_Written exercise_
Produce a word-for-word copy of the listing below without its pictures.

_Information shown_
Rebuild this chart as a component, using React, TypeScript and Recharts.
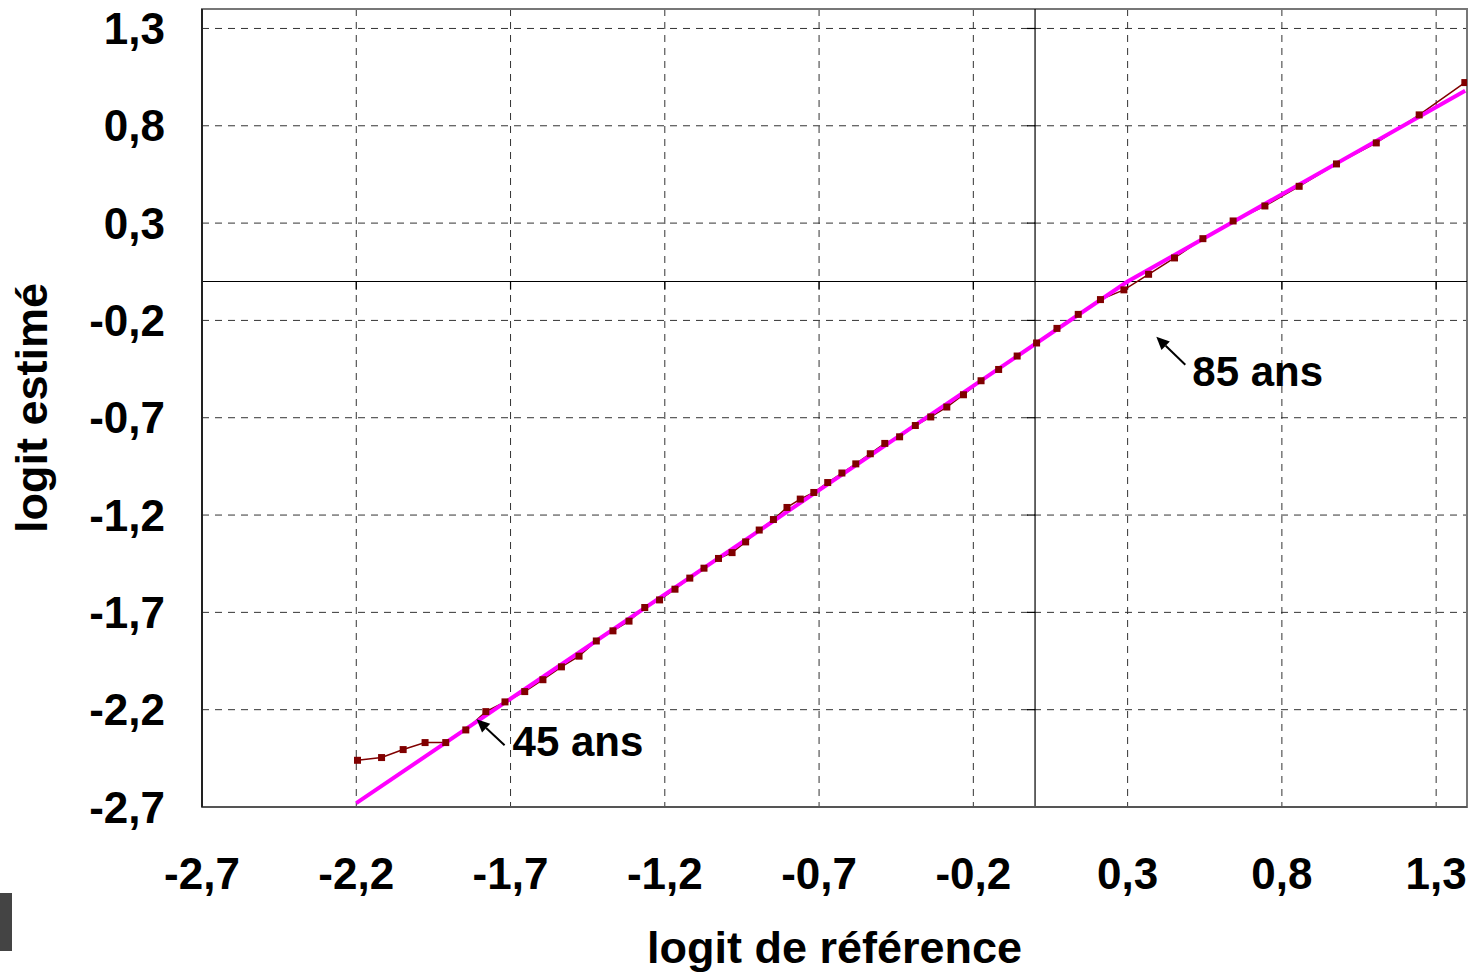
import React from "react";
import {
    ComposedChart,
    Line,
    XAxis,
    YAxis,
    CartesianGrid,
    ReferenceLine,
    ReferenceArea,
    ReferenceDot
} from "recharts";

// logit de référence (x) / logit estimé (y), âges 39 à 94
const refLogit = [
    -2.196, -2.118, -2.048, -1.977, -1.910, -1.845, -1.780, -1.718, -1.654, -1.595,
    -1.535, -1.478, -1.422, -1.368, -1.316, -1.265, -1.217, -1.167, -1.119, -1.073,
    -1.026, -0.982, -0.938, -0.894, -0.848, -0.804, -0.761, -0.717, -0.672, -0.626,
    -0.581, -0.534, -0.487, -0.439, -0.388, -0.338, -0.286, -0.232, -0.175, -0.118,
    -0.058, 0.005, 0.071, 0.140, 0.212, 0.288, 0.368, 0.452, 0.544, 0.642,
    0.745, 0.856, 0.977, 1.106, 1.245, 1.393
];
const estLogit = [
    -2.460, -2.446, -2.405, -2.369, -2.369, -2.304, -2.210, -2.160, -2.107, -2.046,
    -1.980, -1.925, -1.847, -1.795, -1.745, -1.675, -1.636, -1.581, -1.524, -1.473,
    -1.423, -1.393, -1.338, -1.277, -1.223, -1.161, -1.118, -1.084, -1.033, -0.984,
    -0.937, -0.885, -0.832, -0.798, -0.740, -0.696, -0.645, -0.582, -0.510, -0.452,
    -0.383, -0.316, -0.241, -0.169, -0.093, -0.043, 0.037, 0.121, 0.220, 0.311,
    0.388, 0.489, 0.604, 0.712, 0.856, 1.022
];

// droite ajustée (deux segments)
const fitX = [-2.2, 0.3, 1.394];
const fitY = [-2.68, 0.0, 0.98];

const axisTicks = [-2.7, -2.2, -1.7, -1.2, -0.7, -0.2, 0.3, 0.8, 1.3];
const axisDomain = [-2.7, 1.4];

// annotations : pointe de la flèche
const notes = [
    { label: "45 ans", x: -1.81, y: -2.249, tail: [28, 26], text: [36, 37] },
    { label: "85 ans", x: 0.393, y: -0.284, tail: [29, 28], text: [36, 49] }
];

const observed = refLogit.map((x, i) => ({ x, y: estLogit[i] }));
const fitted = fitX.map((x, i) => ({ x, y: fitY[i] }));

const font = "'Liberation Sans', Arial, sans-serif";
const fmt = (v: number) => v.toFixed(1).replace(".", ",");

const Square = (p: any) => {
    if (p.cx == null || p.cy == null) return null;
    return <rect key={p.index} x={p.cx - 3.5} y={p.cy - 3.5} width={7} height={7} fill="#800000" />;
};

const Callout = ({ cx, cy, note }: any) => {
    const tx = cx + note.tail[0];
    const ty = cy + note.tail[1];
    const len = Math.hypot(tx - cx, ty - cy);
    const ux = (tx - cx) / len;
    const uy = (ty - cy) / len;
    const head = 13;
    const bx = cx + ux * head;
    const by = cy + uy * head;
    return (
        <g>
            <line x1={tx} y1={ty} x2={bx} y2={by} stroke="#000" strokeWidth={2} />
            <polygon
                points={`${cx},${cy} ${bx - uy * 6},${by + ux * 6} ${bx + uy * 6},${by - ux * 6}`}
                fill="#000"
            />
            <text
                x={cx + note.text[0]}
                y={cy + note.text[1]}
                fontFamily={font}
                fontWeight="bold"
                fontSize={42}
                fill="#000"
            >
                {note.label}
            </text>
        </g>
    );
};

export default function App() {
    const tickStyle = { fill: "#000", fontSize: 44, fontWeight: "bold", fontFamily: font };
    return (
        <div style={{ position: "absolute", left: 0, top: 0, width: 1472, height: 974, background: "#fff" }}>
            <ComposedChart width={1472} height={974} margin={{ top: 9, right: 5, left: 0, bottom: 0 }}>
                <CartesianGrid stroke="#333" strokeDasharray="7 6" />
                <XAxis
                    type="number"
                    dataKey="x"
                    domain={axisDomain}
                    ticks={axisTicks}
                    interval={0}
                    allowDataOverflow
                    height={167}
                    tickLine={false}
                    tickSize={0}
                    tickMargin={51}
                    axisLine={{ stroke: "#555", strokeWidth: 2 }}
                    tickFormatter={fmt}
                    tick={tickStyle}
                    label={{
                        value: "logit de référence",
                        position: "insideBottom",
                        offset: 11,
                        fill: "#000",
                        fontSize: 45,
                        fontWeight: "bold",
                        fontFamily: font
                    }}
                />
                <YAxis
                    type="number"
                    dataKey="y"
                    domain={axisDomain}
                    ticks={axisTicks}
                    interval={0}
                    allowDataOverflow
                    width={202}
                    tickLine={false}
                    tickSize={0}
                    tickMargin={37}
                    axisLine={{ stroke: "#222", strokeWidth: 2 }}
                    tickFormatter={fmt}
                    tick={tickStyle}
                    label={{
                        content: (p: any) => {
                            const vb = p.viewBox;
                            const x = vb.x + 31;
                            const y = vb.y + vb.height / 2;
                            return (
                                <text
                                    x={x}
                                    y={y}
                                    dy="0.355em"
                                    transform={`rotate(-90 ${x} ${y})`}
                                    textAnchor="middle"
                                    fontFamily={font}
                                    fontWeight="bold"
                                    fontSize={45}
                                    fill="#000"
                                >
                                    logit estimé
                                </text>
                            );
                        }
                    }}
                />
                <ReferenceArea
                    x1={axisDomain[0]}
                    x2={axisDomain[1]}
                    y1={axisDomain[0]}
                    y2={axisDomain[1]}
                    fill="none"
                    stroke="#777"
                    strokeWidth={2}
                />
                <ReferenceLine x={0} stroke="#000" strokeWidth={1.2} />
                <ReferenceLine y={0} stroke="#000" strokeWidth={1.2} />
                {axisTicks.map((t) => (
                    <ReferenceLine
                        key={"xt" + t}
                        segment={[{ x: t, y: 0 }, { x: t, y: -0.042 }]}
                        stroke="#000"
                        strokeWidth={1.2}
                    />
                ))}
                {axisTicks.map((t) => (
                    <ReferenceLine
                        key={"yt" + t}
                        segment={[{ x: 0, y: t }, { x: -0.026, y: t }]}
                        stroke="#000"
                        strokeWidth={1.2}
                    />
                ))}
                <Line
                    data={observed}
                    dataKey="y"
                    type="linear"
                    stroke="#800000"
                    strokeWidth={1.5}
                    dot={false}
                    activeDot={false}
                    isAnimationActive={false}
                />
                <Line
                    data={fitted}
                    dataKey="y"
                    type="linear"
                    stroke="#FF00FF"
                    strokeWidth={4}
                    dot={false}
                    activeDot={false}
                    isAnimationActive={false}
                />
                <Line
                    data={observed}
                    dataKey="y"
                    type="linear"
                    stroke="none"
                    dot={Square}
                    activeDot={false}
                    isAnimationActive={false}
                />
                {notes.map((n) => (
                    <ReferenceDot
                        key={n.label}
                        x={n.x}
                        y={n.y}
                        r={1}
                        shape={(p: any) => <Callout cx={p.cx} cy={p.cy} note={n} />}
                    />
                ))}
            </ComposedChart>
            <div style={{ position: "absolute", left: 0, top: 893, width: 12, height: 58, background: "#444" }} />
        </div>
    );
}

_Final result_
Rebuild this chart as a component, using React, TypeScript and Recharts.
import React from "react";
import {
    ComposedChart,
    Line,
    XAxis,
    YAxis,
    CartesianGrid,
    ReferenceLine,
    ReferenceArea,
    ReferenceDot
} from "recharts";

// logit de référence (x) / logit estimé (y), âges 39 à 94
const refLogit = [
    -2.196, -2.118, -2.048, -1.977, -1.910, -1.845, -1.780, -1.718, -1.654, -1.595,
    -1.535, -1.478, -1.422, -1.368, -1.316, -1.265, -1.217, -1.167, -1.119, -1.073,
    -1.026, -0.982, -0.938, -0.894, -0.848, -0.804, -0.761, -0.717, -0.672, -0.626,
    -0.581, -0.534, -0.487, -0.439, -0.388, -0.338, -0.286, -0.232, -0.175, -0.118,
    -0.058, 0.005, 0.071, 0.140, 0.212, 0.288, 0.368, 0.452, 0.544, 0.642,
    0.745, 0.856, 0.977, 1.106, 1.245, 1.393
];
const estLogit = [
    -2.460, -2.446, -2.405, -2.369, -2.369, -2.304, -2.210, -2.160, -2.107, -2.046,
    -1.980, -1.925, -1.847, -1.795, -1.745, -1.675, -1.636, -1.581, -1.524, -1.473,
    -1.423, -1.393, -1.338, -1.277, -1.223, -1.161, -1.118, -1.084, -1.033, -0.984,
    -0.937, -0.885, -0.832, -0.798, -0.740, -0.696, -0.645, -0.582, -0.510, -0.452,
    -0.383, -0.316, -0.241, -0.169, -0.093, -0.043, 0.037, 0.121, 0.220, 0.311,
    0.388, 0.489, 0.604, 0.712, 0.856, 1.022
];

// droite ajustée (deux segments)
const fitX = [-2.2, 0.3, 1.394];
const fitY = [-2.68, 0.0, 0.98];

const axisTicks = [-2.7, -2.2, -1.7, -1.2, -0.7, -0.2, 0.3, 0.8, 1.3];
const axisDomain = [-2.7, 1.4];

// annotations : pointe de la flèche
const notes = [
    { label: "45 ans", x: -1.81, y: -2.249, tail: [28, 26], text: [36, 37] },
    { label: "85 ans", x: 0.393, y: -0.284, tail: [29, 28], text: [36, 49] }
];

const observed = refLogit.map((x, i) => ({ x, y: estLogit[i] }));
const fitted = fitX.map((x, i) => ({ x, y: fitY[i] }));

const font = "'Liberation Sans', Arial, sans-serif";
const fmt = (v: number) => v.toFixed(1).replace(".", ",");

const Square = (p: any) => {
    if (p.cx == null || p.cy == null) return null;
    return <rect key={p.index} x={p.cx - 3.5} y={p.cy - 3.5} width={7} height={7} fill="#800000" />;
};

const Callout = ({ cx, cy, note }: any) => {
    const tx = cx + note.tail[0];
    const ty = cy + note.tail[1];
    const len = Math.hypot(tx - cx, ty - cy);
    const ux = (tx - cx) / len;
    const uy = (ty - cy) / len;
    const head = 13;
    const bx = cx + ux * head;
    const by = cy + uy * head;
    return (
        <g>
            <line x1={tx} y1={ty} x2={bx} y2={by} stroke="#000" strokeWidth={2} />
            <polygon
                points={`${cx},${cy} ${bx - uy * 6},${by + ux * 6} ${bx + uy * 6},${by - ux * 6}`}
                fill="#000"
            />
            <text
                x={cx + note.text[0]}
                y={cy + note.text[1]}
                fontFamily={font}
                fontWeight="bold"
                fontSize={42}
                fill="#000"
            >
                {note.label}
            </text>
        </g>
    );
};

export default function App() {
    const tickStyle = { fill: "#000", fontSize: 44, fontWeight: "bold", fontFamily: font };
    return (
        <div style={{ position: "absolute", left: 0, top: 0, width: 1472, height: 974, background: "#fff" }}>
            <ComposedChart width={1472} height={974} margin={{ top: 9, right: 5, left: 0, bottom: 0 }}>
                <CartesianGrid stroke="#333" strokeDasharray="7 6" />
                <XAxis
                    type="number"
                    dataKey="x"
                    domain={axisDomain}
                    ticks={axisTicks}
                    interval={0}
                    allowDataOverflow
                    height={167}
                    tickLine={false}
                    tickSize={0}
                    tickMargin={51}
                    axisLine={{ stroke: "#555", strokeWidth: 2 }}
                    tickFormatter={fmt}
                    tick={tickStyle}
                    label={{
                        value: "logit de référence",
                        position: "insideBottom",
                        offset: 11,
                        fill: "#000",
                        fontSize: 45,
                        fontWeight: "bold",
                        fontFamily: font
                    }}
                />
                <YAxis
                    type="number"
                    dataKey="y"
                    domain={axisDomain}
                    ticks={axisTicks}
                    interval={0}
                    allowDataOverflow
                    width={202}
                    tickLine={false}
                    tickSize={0}
                    tickMargin={37}
                    axisLine={{ stroke: "#222", strokeWidth: 2 }}
                    tickFormatter={fmt}
                    tick={tickStyle}
                    label={{
                        content: (p: any) => {
                            const vb = p.viewBox;
                            const x = vb.x + 31;
                            const y = vb.y + vb.height / 2;
                            return (
                                <text
                                    x={x}
                                    y={y}
                                    dy="0.355em"
                                    transform={`rotate(-90 ${x} ${y})`}
                                    textAnchor="middle"
                                    fontFamily={font}
                                    fontWeight="bold"
                                    fontSize={45}
                                    fill="#000"
                                >
                                    logit estimé
                                </text>
                            );
                        }
                    }}
                />
                <ReferenceArea
                    x1={axisDomain[0]}
                    x2={axisDomain[1]}
                    y1={axisDomain[0]}
                    y2={axisDomain[1]}
                    fill="none"
                    stroke="#777"
                    strokeWidth={2}
                />
                <ReferenceLine x={0} stroke="#000" strokeWidth={1.2} />
                <ReferenceLine y={0} stroke="#000" strokeWidth={1.2} />
                {axisTicks.map((t) => (
                    <ReferenceLine
                        key={"xt" + t}
                        segment={[{ x: t, y: 0 }, { x: t, y: -0.042 }]}
                        stroke="#000"
                        strokeWidth={1.2}
                    />
                ))}
                {axisTicks.map((t) => (
                    <ReferenceLine
                        key={"yt" + t}
                        segment={[{ x: 0, y: t }, { x: -0.026, y: t }]}
                        stroke="#000"
                        strokeWidth={1.2}
                    />
                ))}
                <Line
                    data={observed}
                    dataKey="y"
                    type="linear"
                    stroke="#800000"
                    strokeWidth={1.5}
                    dot={false}
                    activeDot={false}
                    isAnimationActive={false}
                />
                <Line
                    data={fitted}
                    dataKey="y"
                    type="linear"
                    stroke="#FF00FF"
                    strokeWidth={4}
                    dot={false}
                    activeDot={false}
                    isAnimationActive={false}
                />
                <Line
                    data={observed}
                    dataKey="y"
                    type="linear"
                    stroke="none"
                    dot={Square}
                    activeDot={false}
                    isAnimationActive={false}
                />
                {notes.map((n) => (
                    <ReferenceDot
                        key={n.label}
                        x={n.x}
                        y={n.y}
                        r={1}
                        shape={(p: any) => <Callout cx={p.cx} cy={p.cy} note={n} />}
                    />
                ))}
            </ComposedChart>
            <div style={{ position: "absolute", left: 0, top: 893, width: 12, height: 58, background: "#444" }} />
        </div>
    );
}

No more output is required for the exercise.